Prayer and work: to balance these 2 elements is the quiet labor of a lifetime.
When I look back over the 62 years since our Community was founded, I see three periods of unequal length. The first period reaches from our founding in 1948 until 1962 and the opening of Vatican II. During that period the stress was on work. Time for private prayer was limited. We always had the daily community sacrifice of the Mass. Surrounding it, the hours of the divine office. It was in Latin, though, and Latin was a foreign language. Some of our men knew the language very well. But it never came through with the immediacy of our native English. For quiet, contemplative prayer, there was very little time. The lay brothers prayed their Mass and office apart from the choir religious on most of the days.The second period embraces the decade 1962 – 1972. More changes in this decade than in all the years before or since. The prayer/work balance improved enormously. There was a greater regard for the individual within this monastic family. There was more time for quiet, solitary prayer and lectio divina or for work for those who preferred it. And in our community, the choir religious and the lay brothers were combined. We’re all together now around the altar for the holy sacrifice of the Mass. Hopefully, “of one heart and one soul”. One of the biggest helps for most of us was the vernacular liturgy. Though, for a smaller number, losing the beloved Latin was hard.

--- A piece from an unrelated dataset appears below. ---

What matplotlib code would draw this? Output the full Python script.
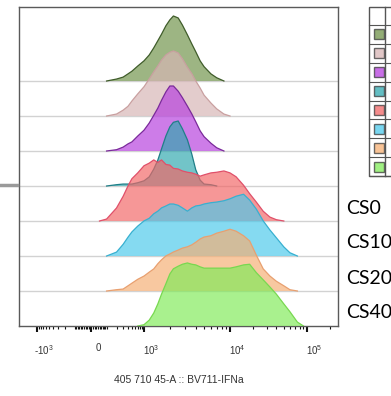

The third period brings us to today. Since Vatican II, tools have been offered to us. We have fine study Bibles, the Catechism of the Catholic Church, the constant teaching of the Holy Father now available in Osservatore Romano. Superb tools to work with. Gazing to the future, it seems to me, we do not need to look further. Rather, stop and appreciate what we have. Stay put and dig. We have a gold mine in the Mass, in the divine office, in the spiritual tools at our disposal, in our monastic family “of one heart and one soul” : a gold mine. We want to get that gold out. Dig!
Perhaps we can see Jesus’ last prayer before He went to His passion and death as applying to us. “May they be one, Father. With You in Me and I in them, may they be perfectly one”.